Thursday, August 5, 2010

Stamped out

The poster boy of the tax boom from the last days of the Celtic Tiger was undoubtedly Stamp Duty.  Though typically associated with property transactions Stamp Duty is actually a collection of six separate duties (two discontinued).
  1. Conveyances of lands, houses and other property, leases and mortgages
  2. Transactions in Stocks and Shares
  3. Companies Capital Duty (discontinued in December 2005)
  4. Cheques, Credit cards etc.
  5. Insurance and Miscellaneous
  6. Levy on Certain Financial Institutions (2003-2005, discontinued)
Some details of the duties can be found in the Statistical Report of the Revenue Commissioners.  Stamp Duty went from being a relatively insignificant source of revenue bringing in a couple of hundred million in the 1990s to bringing in nearly four billion euro at the height of the property-fuelled boom in 2006.  Since then it has collapsed.
Total Stamp Duty Revenue
Of course all taxes rose during the boom, but the rise in Stamp Duty was disproportionate.  By 2006 Stamp Duty had risen nearly 1300% from its 1993 level, while total tax revenues had increased by less than 400%.  See graph here. Stamp Duty made up about 3% of total tax revenue in the mid-1990s, but reached almost 8% of total revenue in 2006. Graph here.
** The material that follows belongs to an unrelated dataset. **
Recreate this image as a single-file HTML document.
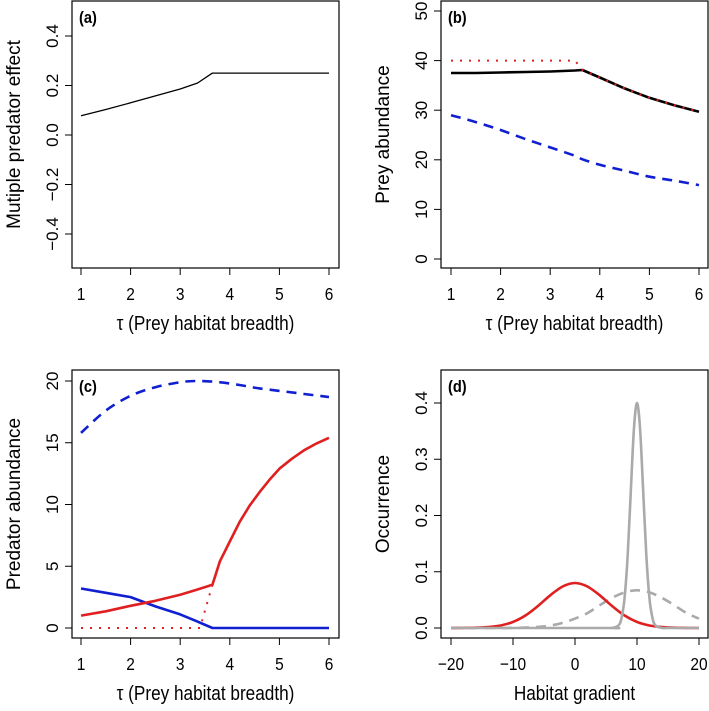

What is of some interest is the source of the Stamp Duty revenues.  The following graph shows the revenues from the six different forms of Stamp Duty. 
Individual Stamp Duties
The source of the “bubble” is easily identifiable!  As a proportion of total Stamp Duty, revenue from the conveyances of land and property rose from and 45% of the total in the mid-1990s to over 80% in 2006.  By 2009 this had collapsed back to 33%.
The following graph gives the proportions of total Stamp Duty revenue that each of the four remaining duties have comprised since the early 1990s.  2009 was the first time that Stamp Duty on the conveyances of land and property did not generate the largest revenue.
Proportions of Individual Stamp Duties
The increase in insurance Stamp Duty is due to an increase in the duty on non-life assurance premiums from 2% to 3% and the introduction of a 1% duty on life assurance premiums.  Without these duty from land and property conveyances would still be ahead and overall Stamp Duty revenue would be down about €200 million.